> PROVIDED MATERIAL:
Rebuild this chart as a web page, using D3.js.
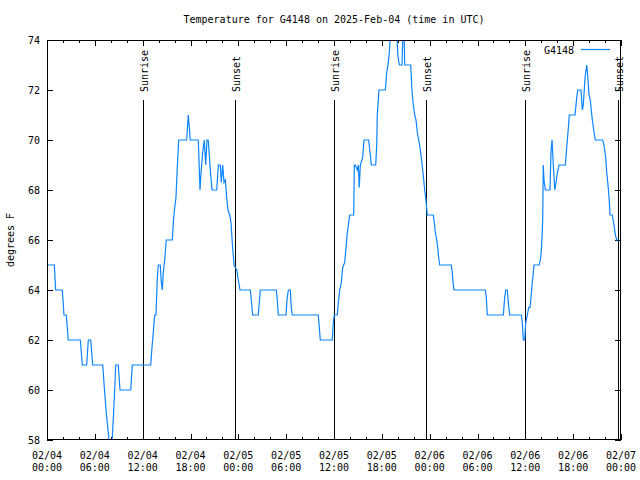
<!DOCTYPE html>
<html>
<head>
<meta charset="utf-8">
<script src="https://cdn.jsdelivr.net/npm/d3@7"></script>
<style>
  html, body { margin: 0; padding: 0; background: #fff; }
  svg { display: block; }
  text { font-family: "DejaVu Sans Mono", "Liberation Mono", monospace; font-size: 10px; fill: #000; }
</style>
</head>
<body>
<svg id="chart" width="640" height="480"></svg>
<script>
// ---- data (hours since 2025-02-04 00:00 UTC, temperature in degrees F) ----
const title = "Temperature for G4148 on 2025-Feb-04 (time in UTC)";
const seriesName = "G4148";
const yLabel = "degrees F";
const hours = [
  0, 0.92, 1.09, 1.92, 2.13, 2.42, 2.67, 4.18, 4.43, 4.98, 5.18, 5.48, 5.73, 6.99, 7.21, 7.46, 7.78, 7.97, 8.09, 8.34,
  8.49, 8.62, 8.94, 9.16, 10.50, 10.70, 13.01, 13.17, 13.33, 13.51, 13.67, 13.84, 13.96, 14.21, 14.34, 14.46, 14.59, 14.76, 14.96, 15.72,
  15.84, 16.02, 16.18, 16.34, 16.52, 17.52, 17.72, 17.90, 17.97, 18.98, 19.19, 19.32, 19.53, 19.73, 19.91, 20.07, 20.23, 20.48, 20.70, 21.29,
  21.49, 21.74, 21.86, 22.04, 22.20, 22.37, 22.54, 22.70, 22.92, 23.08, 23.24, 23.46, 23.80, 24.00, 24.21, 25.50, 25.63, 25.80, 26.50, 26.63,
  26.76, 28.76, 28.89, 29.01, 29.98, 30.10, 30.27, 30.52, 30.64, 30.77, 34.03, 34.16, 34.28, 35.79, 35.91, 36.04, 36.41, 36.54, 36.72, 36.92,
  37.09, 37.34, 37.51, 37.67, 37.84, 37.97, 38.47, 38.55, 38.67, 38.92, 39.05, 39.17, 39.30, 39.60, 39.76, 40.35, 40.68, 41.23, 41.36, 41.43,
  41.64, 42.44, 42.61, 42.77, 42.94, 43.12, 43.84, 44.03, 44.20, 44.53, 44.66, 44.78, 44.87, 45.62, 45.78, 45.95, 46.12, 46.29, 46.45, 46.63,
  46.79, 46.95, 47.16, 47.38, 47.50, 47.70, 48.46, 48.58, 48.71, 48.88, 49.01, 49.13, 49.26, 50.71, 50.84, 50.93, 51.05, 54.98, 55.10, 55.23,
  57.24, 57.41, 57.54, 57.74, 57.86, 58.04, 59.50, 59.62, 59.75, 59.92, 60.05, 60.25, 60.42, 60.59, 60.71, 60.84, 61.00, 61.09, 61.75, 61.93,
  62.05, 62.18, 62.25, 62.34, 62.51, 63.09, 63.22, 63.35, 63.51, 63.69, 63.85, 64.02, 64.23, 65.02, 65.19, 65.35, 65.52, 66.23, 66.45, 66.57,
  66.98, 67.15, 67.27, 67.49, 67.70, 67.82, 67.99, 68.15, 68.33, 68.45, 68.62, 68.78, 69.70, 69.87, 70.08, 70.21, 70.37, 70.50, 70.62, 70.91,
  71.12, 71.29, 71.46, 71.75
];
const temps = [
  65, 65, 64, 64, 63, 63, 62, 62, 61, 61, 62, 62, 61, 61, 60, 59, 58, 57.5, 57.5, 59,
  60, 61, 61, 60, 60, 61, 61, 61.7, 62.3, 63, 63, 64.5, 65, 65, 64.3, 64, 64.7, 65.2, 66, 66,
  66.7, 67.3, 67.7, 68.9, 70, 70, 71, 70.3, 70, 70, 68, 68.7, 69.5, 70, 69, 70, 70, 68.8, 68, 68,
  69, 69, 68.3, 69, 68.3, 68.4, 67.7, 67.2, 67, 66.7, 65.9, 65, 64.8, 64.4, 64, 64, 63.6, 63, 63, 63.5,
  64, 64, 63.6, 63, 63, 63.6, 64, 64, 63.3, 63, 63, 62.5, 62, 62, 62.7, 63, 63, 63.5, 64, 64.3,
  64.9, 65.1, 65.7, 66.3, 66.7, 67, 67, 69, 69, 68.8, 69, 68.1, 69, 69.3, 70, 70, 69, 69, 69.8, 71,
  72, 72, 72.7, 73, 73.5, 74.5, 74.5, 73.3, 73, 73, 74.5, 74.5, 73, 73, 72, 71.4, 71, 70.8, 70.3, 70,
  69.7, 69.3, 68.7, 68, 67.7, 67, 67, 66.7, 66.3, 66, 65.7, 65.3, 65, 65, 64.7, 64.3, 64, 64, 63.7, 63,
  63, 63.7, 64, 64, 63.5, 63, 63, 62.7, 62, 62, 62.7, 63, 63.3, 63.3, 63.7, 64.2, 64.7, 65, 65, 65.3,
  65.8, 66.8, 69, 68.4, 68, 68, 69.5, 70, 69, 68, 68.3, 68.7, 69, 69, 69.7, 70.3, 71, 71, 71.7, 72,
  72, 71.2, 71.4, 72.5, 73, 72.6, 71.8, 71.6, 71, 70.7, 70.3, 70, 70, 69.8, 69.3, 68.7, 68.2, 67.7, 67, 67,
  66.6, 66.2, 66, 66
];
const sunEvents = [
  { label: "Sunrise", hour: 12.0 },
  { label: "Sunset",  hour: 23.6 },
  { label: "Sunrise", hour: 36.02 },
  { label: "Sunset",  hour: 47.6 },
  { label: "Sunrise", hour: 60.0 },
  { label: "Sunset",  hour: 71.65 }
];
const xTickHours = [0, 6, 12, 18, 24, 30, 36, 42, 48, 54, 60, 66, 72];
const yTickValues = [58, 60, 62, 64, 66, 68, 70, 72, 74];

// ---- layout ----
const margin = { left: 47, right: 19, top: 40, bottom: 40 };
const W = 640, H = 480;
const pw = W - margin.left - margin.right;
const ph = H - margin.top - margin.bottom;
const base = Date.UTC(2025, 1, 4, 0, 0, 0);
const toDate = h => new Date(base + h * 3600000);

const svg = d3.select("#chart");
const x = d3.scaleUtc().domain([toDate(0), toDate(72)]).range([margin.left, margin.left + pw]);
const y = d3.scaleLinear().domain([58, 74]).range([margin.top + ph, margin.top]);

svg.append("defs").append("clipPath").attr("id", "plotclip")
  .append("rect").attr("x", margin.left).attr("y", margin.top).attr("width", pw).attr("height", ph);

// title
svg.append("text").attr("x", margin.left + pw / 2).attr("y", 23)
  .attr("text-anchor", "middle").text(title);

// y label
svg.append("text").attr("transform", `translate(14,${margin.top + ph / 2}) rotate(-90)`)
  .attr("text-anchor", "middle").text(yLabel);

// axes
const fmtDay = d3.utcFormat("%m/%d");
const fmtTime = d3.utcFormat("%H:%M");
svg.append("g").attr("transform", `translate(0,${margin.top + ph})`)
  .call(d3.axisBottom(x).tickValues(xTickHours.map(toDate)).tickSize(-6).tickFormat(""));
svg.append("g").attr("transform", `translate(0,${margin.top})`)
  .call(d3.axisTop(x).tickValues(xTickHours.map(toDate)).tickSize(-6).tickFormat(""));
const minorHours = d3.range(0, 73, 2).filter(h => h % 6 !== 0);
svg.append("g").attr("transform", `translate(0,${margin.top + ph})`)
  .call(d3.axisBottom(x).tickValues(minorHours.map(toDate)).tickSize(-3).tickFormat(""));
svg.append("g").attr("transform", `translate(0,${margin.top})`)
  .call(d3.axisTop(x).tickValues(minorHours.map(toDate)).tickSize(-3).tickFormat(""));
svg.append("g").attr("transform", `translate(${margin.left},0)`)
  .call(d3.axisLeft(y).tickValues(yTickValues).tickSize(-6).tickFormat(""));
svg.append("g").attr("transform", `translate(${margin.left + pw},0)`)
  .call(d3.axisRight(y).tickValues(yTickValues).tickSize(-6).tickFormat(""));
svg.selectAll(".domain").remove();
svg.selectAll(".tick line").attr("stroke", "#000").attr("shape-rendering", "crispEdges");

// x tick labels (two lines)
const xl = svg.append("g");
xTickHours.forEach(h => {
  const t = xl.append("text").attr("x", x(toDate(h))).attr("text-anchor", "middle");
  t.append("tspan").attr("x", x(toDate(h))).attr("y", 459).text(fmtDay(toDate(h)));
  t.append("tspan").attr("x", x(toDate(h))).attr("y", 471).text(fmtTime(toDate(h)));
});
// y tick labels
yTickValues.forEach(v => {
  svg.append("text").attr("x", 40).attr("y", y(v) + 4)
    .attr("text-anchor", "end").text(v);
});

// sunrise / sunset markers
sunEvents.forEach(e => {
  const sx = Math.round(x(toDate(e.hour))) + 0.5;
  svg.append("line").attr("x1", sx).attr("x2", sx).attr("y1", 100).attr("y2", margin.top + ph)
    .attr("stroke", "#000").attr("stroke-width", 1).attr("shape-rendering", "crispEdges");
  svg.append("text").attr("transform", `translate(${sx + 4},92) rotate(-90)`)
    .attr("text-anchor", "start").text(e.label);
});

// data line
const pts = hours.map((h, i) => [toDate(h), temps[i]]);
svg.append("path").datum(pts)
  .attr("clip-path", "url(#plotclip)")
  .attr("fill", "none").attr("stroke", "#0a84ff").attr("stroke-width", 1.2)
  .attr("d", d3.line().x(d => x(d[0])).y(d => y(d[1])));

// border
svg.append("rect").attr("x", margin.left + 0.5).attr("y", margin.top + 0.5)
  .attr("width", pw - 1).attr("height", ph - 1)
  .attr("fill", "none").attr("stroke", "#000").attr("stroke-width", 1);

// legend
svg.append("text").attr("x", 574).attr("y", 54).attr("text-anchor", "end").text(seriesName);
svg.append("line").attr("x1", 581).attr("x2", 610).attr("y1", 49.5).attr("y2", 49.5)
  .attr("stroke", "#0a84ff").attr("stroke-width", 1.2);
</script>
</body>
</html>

> EXERCISE: Find the word "chart" in the material, then list each line that holds it.

> FINISHED ANSWER:
Rebuild this chart as a web page, using D3.js.
<svg id="chart" width="640" height="480"></svg>
const svg = d3.select("#chart");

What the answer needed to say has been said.